The father of the three children who is said to be a car dealer and tenant in the affected house, Mohammed Umaru, said he was in Okoita on Sunday when he received a call that his house had collapsed.
“I got a call from the landlord that the house had collapsed. I rushed back and what I saw was terrible. What we need now is help. Let government do something. I am helpless,” he said.
Landlord of the affected house, Francis Ikpe, who described the landslide as devastating said the children’s survival was a miraculous escape.
“The children were eating when suddenly there was a bang and the kitchen and everything inside it was buried. They would have been trapped; it was a miracle.
Ikpe said the community has been living with the erosion for the past 30 years, adding however that the erosion situation was now worse and disastrous.
“I am the landlord of No 16, Asutan street, the compound that is badly threatened by the erosion. We have lived with the erosion for more than 30 years, the dimension was not as disastrous as it is now.
“But when the state government decided to embark on massive streets repairs and drainages, water from the six adjoining streets, including barracks road, have been diverted to the place and no chamber was done to receive the water.
“A lot of damage has been caused to that place.
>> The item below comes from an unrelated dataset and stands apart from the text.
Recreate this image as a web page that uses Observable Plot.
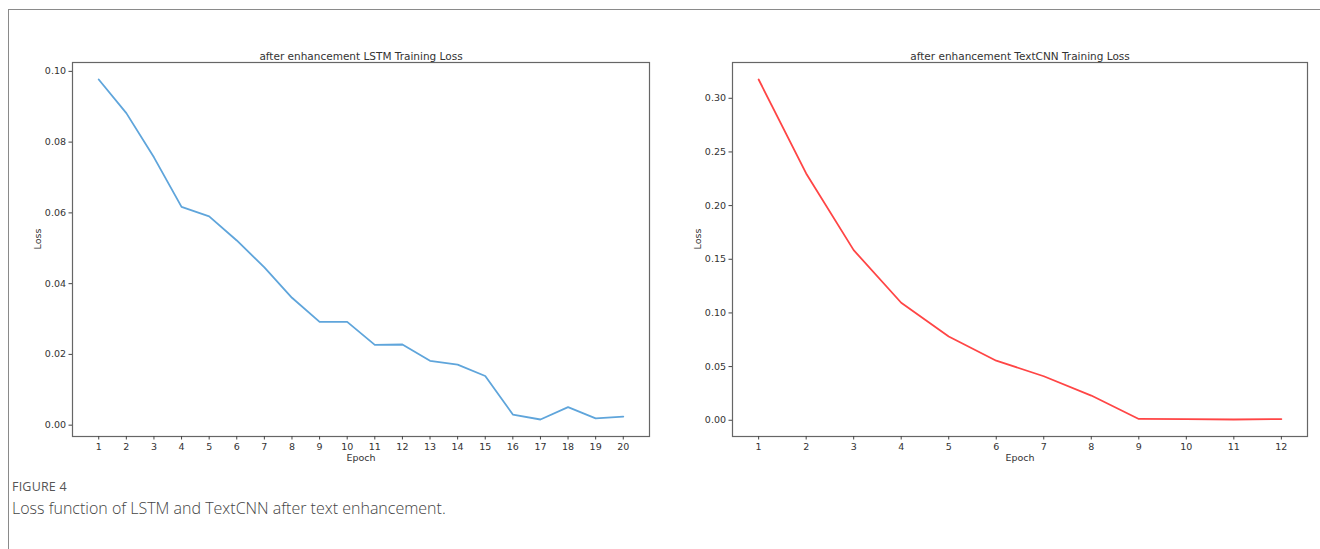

Whenever it rains the volume of water increases and this has been posing threats to lives and properties” he said.
Responding to the incident during an unscheduled visit to the erosion area, the Commissioner of Environment and Petroleum Resources, Charles Udoh stated that the government is doing everything possible to mitigate the impact of erosion in the state.
He called on the Federal Government, and the World Bank to assist the state in tackling the problem, adding that the State Government alone cannot effectively control the erosion sites in the state.
He said the Ministry of Environment was going to carry out an Environmental Impact Assessment (EIA) of all such projects in the state to ensure that problems like this do not happen again, and encouraged residents of the area to vacate the place.